Design & Reuse: Topology and Data Movement in Multi-Die Design
- Ashley Stevens
- < 1 min read
Whilst chiplets garner much interest, many remain cautious about adopting multi-die solutions because the technology transition affects far more than just packaging; it changes the approach to design methodology, verification, manufacturing, and system architecture. However, recognizing the potential payoffs helps explain why the industry continues to advance in measured steps.
Figure 1: Multi-Die Paradigm Shift (Source: Arteris, Inc)
To confidently adopt chiplet architectures, engineers must solve two core problems involving predictable data movement across dies and manageable system integration.Arteris addresses these challenges through configurable interconnect technology and system-level integration tooling that allow architects to scale designs across multiple silicon domains while maintaining architectural control.
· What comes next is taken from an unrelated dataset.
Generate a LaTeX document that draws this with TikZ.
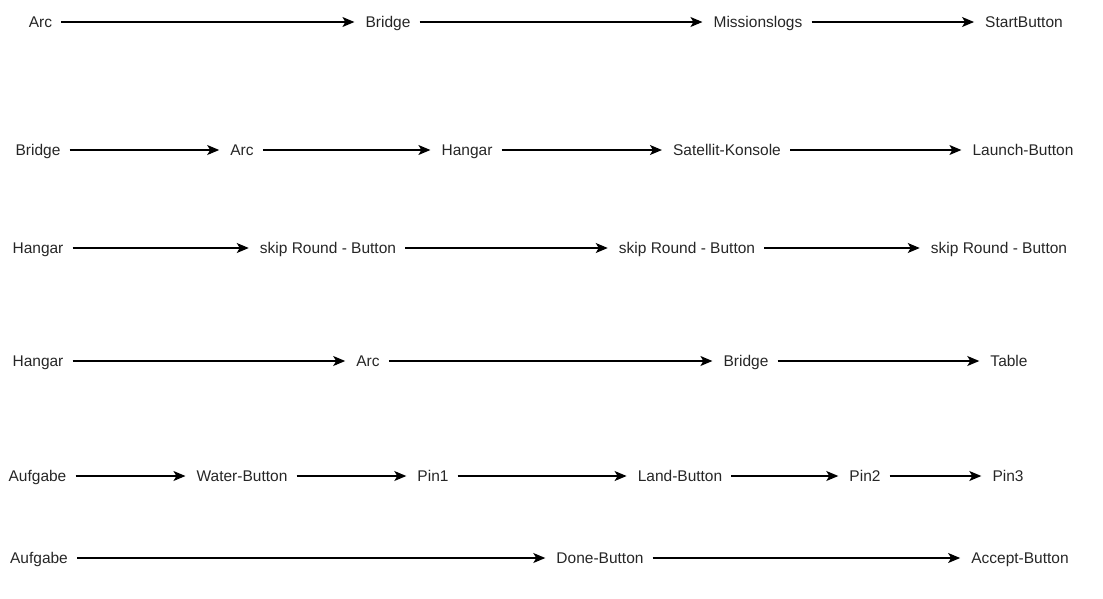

Breaking the Reticle Barrier
At advanced nodes, reticle limits cap die sizes at 26mm by 33mm, or 858 mm². Designs that approach this limit face reduced yield, increasing cost exponentially. Multi-die integration provides an alternative. Rather than pushing a monolithic die size to its limit, architects partition functionality across multiple silicon dies and integrate them within a single package.
Silicon interposers enable aggregate area well beyond a single reticle field. Current implementations reach approximately 80mm by 80mm. Larger interposer formats approaching 100mm by 100mm are emerging, with projections extending toward 120mm by 120mm in future generations. This packaging capability enables system-level scalability without increasing die sizes.